The motion put on the table was to spend $500,000.00 on a Site Allocation Study to determine the most viable route for LRT across St. Albert. However, no feasibility study to determine whether an LRT was even a feasible project for a city of our size has ever been completed. Since it is an elementary business practice to first determine whether a capital project is feasible before you decide to expend public money on such a project, I was not prepared to vote in favor of this expenditure on that ground alone.
Edmonton has not constructed any LRT line to St. Albert and for this obvious reason spending money on engineering studies for a proposed route through St. Albert is at best very premature. The motion calls for roughly $500,000.00 to be spent on planning a proposed route from the theoretical LRT terminus south of the Superstore and proceeding north to the Wal-Mart along St. Albert Trail. Why would we not wait until the LRT line is already at our doorsteps before spending money to plan a route through St. Albert?
This question really bothers me, especially since there is currently no federal or provincial funding for this potential Edmonton – St. Albert connection. In fact, the provincial and federal governments have told the City of Edmonton that there isn’t enough money available to complete the southeast LRT line that Edmonton is currently working on. Why would we expect to have the North LRT line built and ready to be extended through St. Albert any time soon when the Edmonton Southeast line has run out of funds?
There is no money promised or allocated from either the provincial or federal government for a St. Albert LRT line, nor is there any indication that the City of Edmonton is ready, willing or able to construct an LRT line to St. Albert’s borders. Why spend $500K for an LRT study when the most likely conclusion is that the LRT will not be coming to St. Albert for a very long time…if ever?
Economies of Scale
St.
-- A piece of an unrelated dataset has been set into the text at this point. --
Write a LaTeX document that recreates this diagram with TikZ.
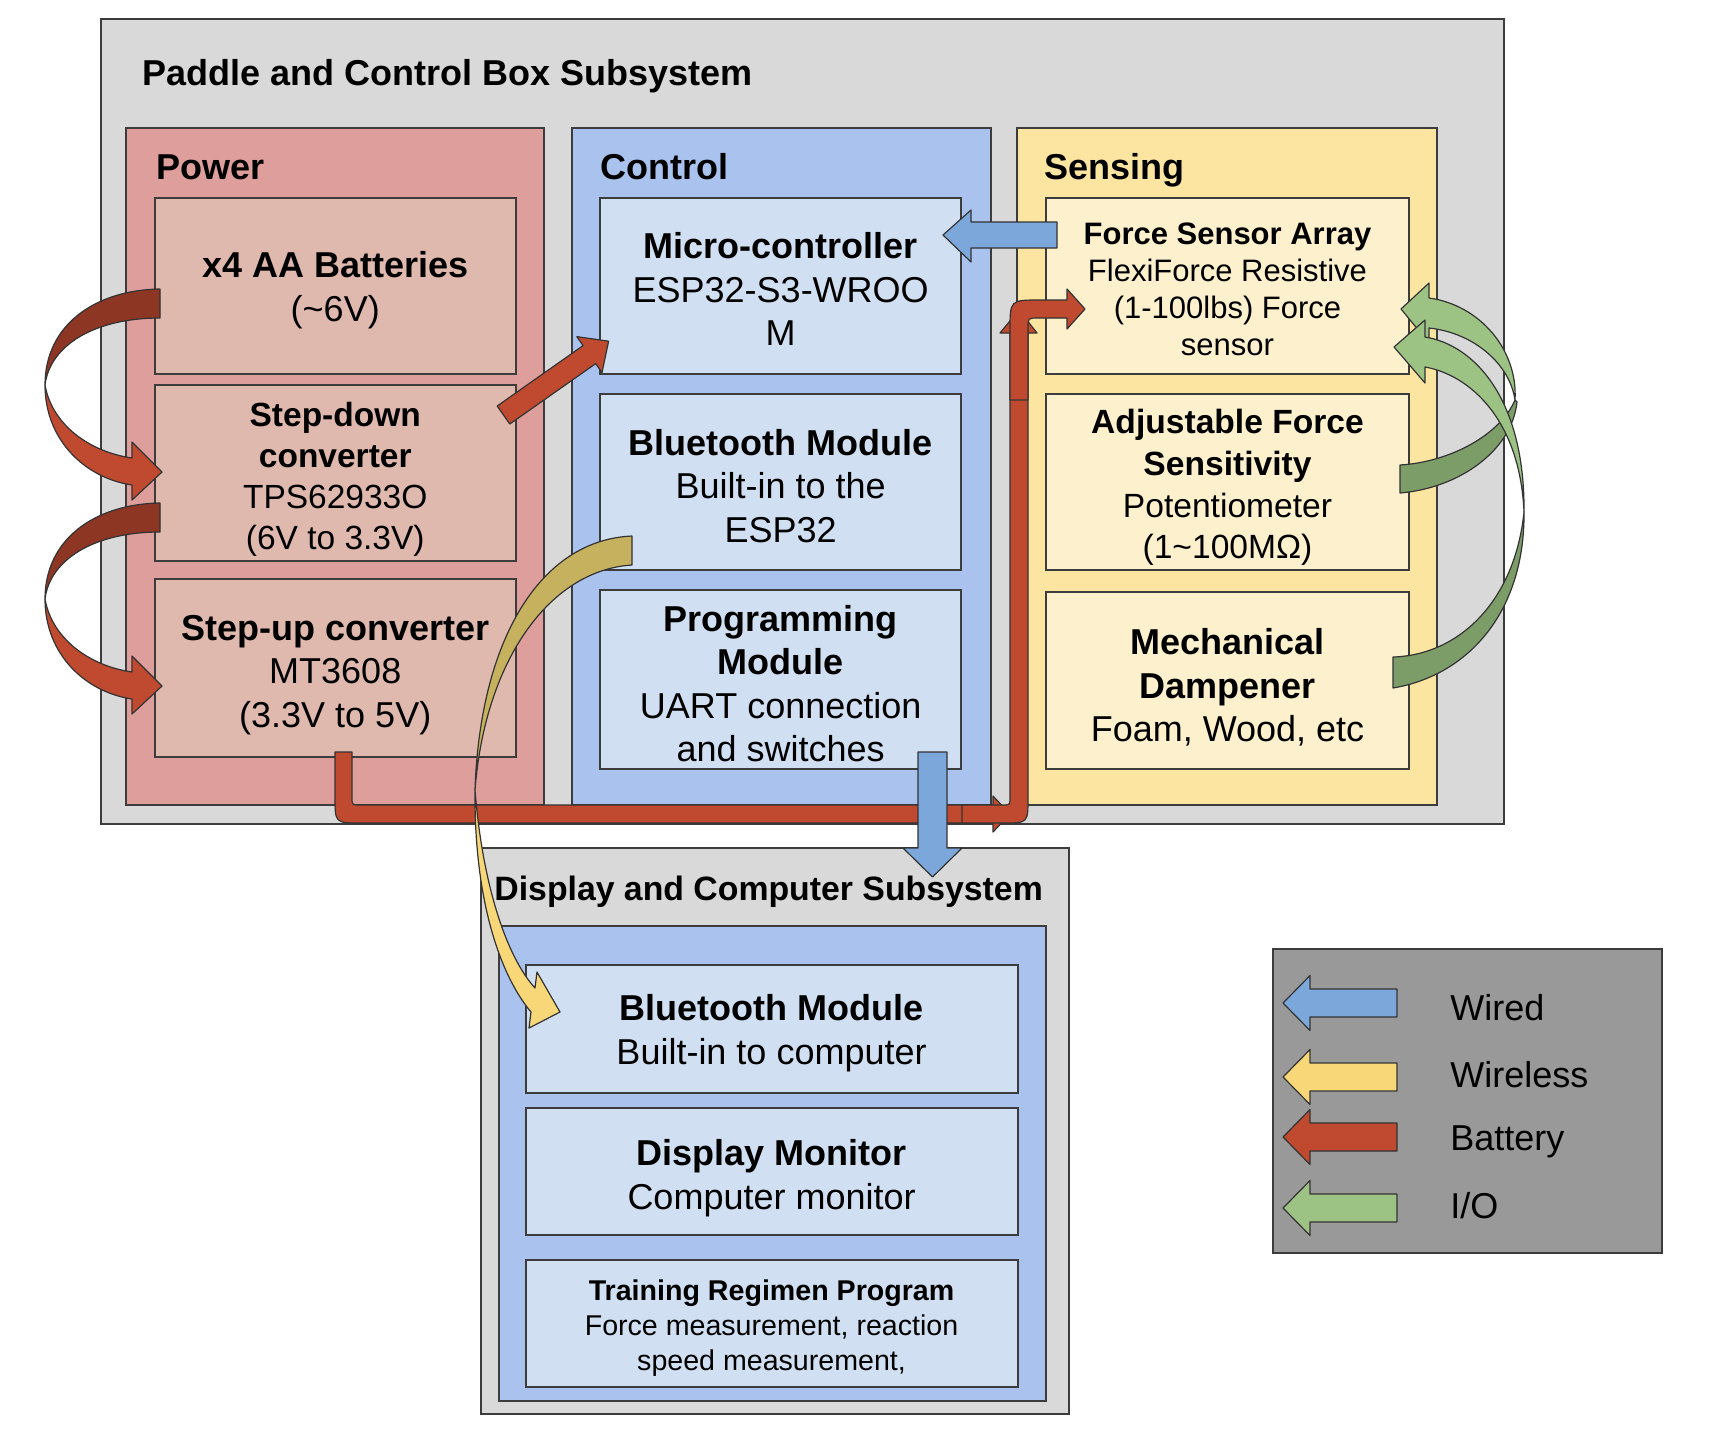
\documentclass[tikz,border=0pt]{standalone}
\usepackage{fontspec}
\setmainfont{Liberation Sans}
\usetikzlibrary{fit}
\definecolor{outergray}{HTML}{D9D9D9}
\definecolor{bordc}{HTML}{3C3C3C}
\definecolor{powbg}{HTML}{DE9E9B}
\definecolor{pownode}{HTML}{DFB8AE}
\definecolor{ctlbg}{HTML}{A9C2EE}
\definecolor{ctlnode}{HTML}{D0DFF1}
\definecolor{senbg}{HTML}{FCE5A1}
\definecolor{sennode}{HTML}{FDF0CD}
\definecolor{leggray}{HTML}{999999}
\definecolor{arblue}{HTML}{7BA7DA}
\definecolor{aryellow}{HTML}{F8D778}
\definecolor{aryellowdk}{HTML}{C6B15E}
\definecolor{arred}{HTML}{C04A30}
\definecolor{arreddk}{HTML}{8E3624}
\definecolor{argreen}{HTML}{9DC384}
\definecolor{argreendk}{HTML}{7D9D68}
\newcommand{\legarrow}[2]{%
  \path[ashape, fill=#1] (1397,{#2-14}) -- (1310,{#2-14}) -- (1310,{#2-27.5}) -- (1283,#2) -- (1310,{#2+27.5}) -- (1310,{#2+14}) -- (1397,{#2+14}) -- cycle;}
\newcommand{\redcurl}{%
  \path[ashape, fill=arreddk] (160,289) .. controls (95,290) and (45,325) .. (45,385) .. controls (50,345) and (95,318) .. (160,318) -- cycle;
  \path[ashape, fill=arred] (45,385) .. controls (45,440) and (85,478) .. (132,485) -- (132,500) -- (162,472) -- (132,442) -- (132,458) .. controls (90,452) and (52,425) .. (45,385) -- cycle;}
% box node with its text, text shifted down by #5
\newcommand{\bx}[6]{%
  \node[box,#1,minimum height=#2] (#3) at #4 {};
  \node[#1,txt] (#3t) at ([yshift=-#5]#3.center) {#6};}
\begin{document}
\begin{tikzpicture}[x=0.5pt,y=-0.5pt,
  group/.style={draw=bordc, line width=1pt, inner sep=0pt},
  box/.style={draw=bordc, line width=1pt, inner sep=0pt},
  txt/.style={draw=none, fill=none, minimum width=0pt, minimum height=0pt, inner sep=0pt, align=center, text=black},
  pcol/.style={minimum width=180.75pt, fill=pownode},
  ccol/.style={minimum width=180.3pt, fill=ctlnode},
  scol/.style={minimum width=181.5pt, fill=sennode},
  dcol/.style={minimum width=246.05pt, fill=ctlnode},
  fs/.style={font=\fontsize{18}{21.8}\selectfont},
  title/.style={inner sep=0pt, anchor=base west, font=\bfseries\fontsize{18}{21.8}\selectfont},
  ashape/.style={draw=black!80, line width=0.6pt, line join=round}]
\useasboundingbox (0,0) rectangle (1712,1436);
\fill[white] (0,0) rectangle (1712,1436);

% Paddle and Control Box Subsystem
\node[group, fill=outergray, fit={(101,19) (1504,824)}] (paddle) {};
\node[title] (paddlet) at (142,85) {Paddle and Control Box Subsystem};

\node[group, fill=powbg, fit={(125.5,128) (544,805)}] (power) {};
\node[title] (powert) at (155.6,179) {Power};
\node[group, fill=ctlbg, fit={(571.5,128) (991,805)}] (control) {};
\node[title] (controlt) at (600.4,179) {Control};
\node[group, fill=senbg, fit={(1017,128) (1437,805)}] (sensing) {};
\node[title] (sensingt) at (1044,179) {Sensing};

\bx{pcol, fs}{88.2pt}{bat}{(335.25,285.8)}{2.2pt}{\textbf{x4 AA Batteries}\\(\textasciitilde6V)}
\bx{pcol, font=\fontsize{16.75}{20.35}\selectfont}{87.8pt}{sdown}{(335.25,472.8)}{3.25pt}{\textbf{Step-down}\\\textbf{converter}\\TPS62933O\\(6V to 3.3V)}
\bx{pcol, fs}{89.2pt}{sup}{(335.25,667.8)}{3.5pt}{\textbf{Step-up converter}\\MT3608\\(3.3V to 5V)}

\bx{ccol, fs}{88.2pt}{mcu}{(780.7,285.8)}{1.75pt}{\textbf{Micro-controller}\\ESP32-S3-WROO\\M}
\bx{ccol, fs}{88pt}{bt}{(780.7,482)}{2pt}{\textbf{Bluetooth Module}\\Built-in to the\\ESP32}
\bx{ccol, fs}{89.75pt}{prog}{(780.7,679.25)}{2.2pt}{\textbf{Programming}\\\textbf{Module}\\UART connection\\and switches}

\bx{scol, font=\fontsize{15.5}{18.5}\selectfont}{88.2pt}{fsa}{(1227.5,285.8)}{1.65pt}{\textbf{Force Sensor Array}\\FlexiForce Resistive\\(1-100lbs) Force\\sensor}
\bx{scol, font=\fontsize{16.8}{20.9}\selectfont}{88pt}{adj}{(1227.5,482)}{2.75pt}{\textbf{Adjustable Force}\\\textbf{Sensitivity}\\Potentiometer\\(1\textasciitilde100MΩ)}
\bx{scol, fs}{88.3pt}{mech}{(1227.5,680.3)}{3.5pt}{\textbf{Mechanical}\\\textbf{Dampener}\\Foam, Wood, etc}

% Display and Computer Subsystem
\node[group, fill=outergray, fit={(481,848) (1069,1414)}] (display) {};
\node[title, font=\bfseries\fontsize{16.9}{20}\selectfont] (displayt) at (494,900) {Display and Computer Subsystem};
\node[group, fill=ctlbg, fit={(499,926) (1046,1401)}] (dispin) {};
\bx{dcol, font=\fontsize{18}{22}\selectfont}{64pt}{dbt}{(771.55,1029)}{2.2pt}{\textbf{Bluetooth Module}\\Built-in to computer}
\bx{dcol, font=\fontsize{18}{22}\selectfont}{63.5pt}{dmon}{(771.55,1171.5)}{3.25pt}{\textbf{Display Monitor}\\Computer monitor}
\bx{dcol, font=\fontsize{14.3}{17.5}\selectfont}{63.5pt}{trp}{(771.55,1323.5)}{2.2pt}{\textbf{Training Regimen Program}\\Force measurement, reaction\\speed measurement,}

% Legend
\node[group, fill=leggray, fit={(1273,949) (1662,1253)}] (legend) {};
\legarrow{arblue}{1003}
\legarrow{aryellow}{1077}
\legarrow{arred}{1137}
\legarrow{argreen}{1208}
\node[inner sep=0pt, anchor=base west, fs] (lwired) at (1450,1020) {Wired};
\node[inner sep=0pt, anchor=base west, fs] (lwireless) at (1450,1087) {Wireless};
\node[inner sep=0pt, anchor=base west, fs] (lbattery) at (1450,1150) {Battery};
\node[inner sep=0pt, anchor=base west, fs] (lio) at (1450,1218) {I/O};

% Battery arrows (red)
\redcurl
\begin{scope}[shift={(0,214)}]\redcurl\end{scope}
\path[ashape, fill=arred] (497.2,406.0) -- (583.1,345.6) -- (576.8,336.6) -- (608.6,341.2) -- (602.0,372.6) -- (595.7,363.6) -- (509.8,424.0) -- cycle;
% step-up to force sensor route
\path[ashape, fill=arred] (335,752) -- (335,797) .. controls (335,823) .. (361,823) -- (993,823) -- (993,832) -- (1010,814) -- (993,796) -- (993,805) -- (360,805) .. controls (352,805) .. (352,797) -- (352,752) -- cycle;
\path[ashape, fill=arred] (962,805) -- (1002,805) .. controls (1010,805) .. (1010,797) -- (1010,333) -- (1000,333) -- (1019,310) -- (1037,333) -- (1028,333) -- (1028,798) .. controls (1028,823) .. (1003,823) -- (962,823) -- cycle;
\path[ashape, fill=arred] (1010,400) -- (1010,330) .. controls (1010,300) .. (1040,300) -- (1067,300) -- (1067,289) -- (1085,309) -- (1067,329) -- (1067,318) -- (1038,318) .. controls (1028,318) .. (1028,328) -- (1028,400) -- cycle;

% Wired arrows (blue)
\path[ashape, fill=arblue] (918,752) -- (947,752) -- (947,848) -- (962,848) -- (932.5,877) -- (903,848) -- (918,848) -- cycle;
\path[ashape, fill=arblue] (1057,222) -- (971,222) -- (971,210) -- (943,235) -- (971,262) -- (971,248) -- (1057,248) -- cycle;

% Wireless arrow (yellow)
\path[ashape, fill=aryellowdk] (632,536) .. controls (540,540) and (480,640) .. (475,790) .. controls (485,660) and (550,570) .. (632,565) -- cycle;
\path[ashape, fill=aryellow] (475,790) .. controls (474,900) and (500,975) .. (531,1012) -- (529,1028) -- (560,1012) -- (537,972) -- (535,988) .. controls (505,955) and (482,880) .. (475,790) -- cycle;

% I/O arrows (green)
\path[ashape, fill=argreendk] (1400,465) .. controls (1450,462) and (1500,435) .. (1515,400) -- (1517,402) .. controls (1512,450) and (1460,488) .. (1400,493) -- cycle;
\path[ashape, fill=argreen] (1515,400) .. controls (1518,350) and (1480,305) .. (1429,298) -- (1429,283) -- (1401,309) -- (1429,343) -- (1429,328) .. controls (1475,333) and (1510,365) .. (1515,400) -- cycle;
\path[ashape, fill=argreendk] (1393,657) .. controls (1460,655) and (1515,600) .. (1524,512) .. controls (1525,610) and (1470,675) .. (1393,688) -- cycle;
\path[ashape, fill=argreen] (1524,512) .. controls (1525,400) and (1475,345) .. (1425,337) -- (1425,320) -- (1394,347) -- (1425,383) -- (1425,367) .. controls (1470,375) and (1520,420) .. (1524,512) -- cycle;
\end{tikzpicture}
\end{document}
Albert is a community of roughly 60,000 people and the proposed LRT route from the Superstore to the Wal-Mart is approximately 8 kilometers for a total cost of 1.2 billion dollars (based on the current cost/km that Edmonton is paying for their LRT expansion). In terms of cost per household or per person this translates into roughly $50,000 per house using an estimate of 24,000 dwellings in St. Albert. Yes, that’s right, $50,000 per household or nearly $20,000 per person in St. Albert. This would become the most costly LRT per capita in North America to date and most likely for the entire globe. This would also be larger than a decade’s worth of the current budget for the City of St. Albert! Clearly the cost and scope of this project is far too large for a small city like St. Albert. The cost of constructing an LRT through St. Albert is simply too expensive for the size of the City of St. Albert and based on current growth rates our city will still be too small for at least another 100+ years.
I would only reconsider the possibility of voting to proceed with anything to do with an LRT line through St. Albert if the following condition precedents were met:
(1) a feasibility study was completed and it was established that this huge capital project is feasible for a city the size of St. Albert;
(2) there was some guarantee that Edmonton was going to build an LRT to St. Albert along with a proposed timeline for completion; and
(3) the provincial and/or federal governments have committed to providing substantial funds to assist in covering the cost of building the St. Albert LRT line.
To date these condition precedents have not been met.